Annual inflation rate in the US accelerated to 8.6% in May of 2022, the highest since December of 1981. The past six months have been the stock market's worst start to a year since the 70s when inflation rose to 12% in 1974 before hitting 14.5% in 1980.
During that time, the chairman of the Federal Reserve, Paul Volcker, was brought in because of his hardline approach to inflation. He pushed interest rates to nearly 20%, throwing a cold bucket of water on the economy. The result was painful and instantaneous for Americans as people stopped buying and unemployment rose over 10%—but by 1986, inflation was back down to 1%.
However, today’s Federal Reserve is striving to avoid a sudden and drastic shift to the economy, which would likely result in a painful recession. By raising the federal target fund rates incrementally, they hope to slow the rapid rise of inflation without needing to resort to Volcker’s sudden and sharp increase. And in the interim, Americans are feeling the effects.
How does a bear market affect me?
Since World War II, fourteen bear markets have pulled the S&P down an average of 30%. The good news? The average bear market lasts 359 days, meaning the market has always recovered.
But bear markets can be painful for those who get caught in the downward swipe, and its effects reverberate through the economy in many different ways.
Cost of Living
No matter their income level, most Americans are feeling the effects inflation is having on the cost of living. As the prices of goods and services have gone up, housing, food, fuel, and healthcare have all started costing Americans a bigger portion of their paychecks, and even the richest billionaires have lost a collective $1.4 trillion in the past six months.

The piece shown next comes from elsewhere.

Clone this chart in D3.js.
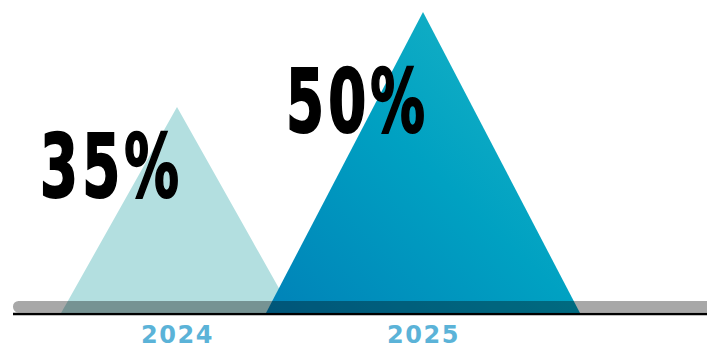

At the beginning of 2022, Social Security was adjusted 5.9% for inflation, and that number is expected to be adjusted again with a cost-of-living adjustment closer to 8% at the end of 2022.
Cost of Running a Business
As the cost of living continues to rise, employees are demanding higher wages. On the flip side, employers are also being squeezed by the great recession, causing a lack of available talent. This puts employees in a strong position to demand higher wages. This, along with the rising cost of travel, raw materials, and weak investments, puts the bottom line once again in jeopardy for companies.
To copy with the rising costs of employment, we encourage our clients to think defensively about their expense budgets and risk management—from cash holdings to cybersecurity.
Fuel and Transportation Concerns
It's hard to predict how exactly the war will affect supply chains, but there are key areas where issues are expected. For example, today’s national average price of gasoline is $4.80, compared to $3.13 from last year—a number which has not only been draining for commuters, but has also affected the supply chain with both the costs and timeliness of shipping. Other issues include key material shortages, material cost increases, production capacity impacts, demand volatility, and capacity constraints.
To prepare for disruptions, you should evaluate vulnerabilities in your supply chain, including building inventory of essential supplies, diversifying suppliers, and moving to domestic suppliers when possible.
Investing
For many investors, seeing a dip in your portfolio may make you want to pull your money, but this is almost never the answer to a change in the market. Historically, it pays to stay the course: continue to buy and hold index funds, don't try to predict the market, and only sell as part of a long-term strategy.
During bear markets, it may also be appealing to invest more since bear markets are historically fantastic opportunities to build wealth for longer-term investors. Although there might be some advantageous opportunities, it’s also important to continue to grow your savings in periods of market volatility.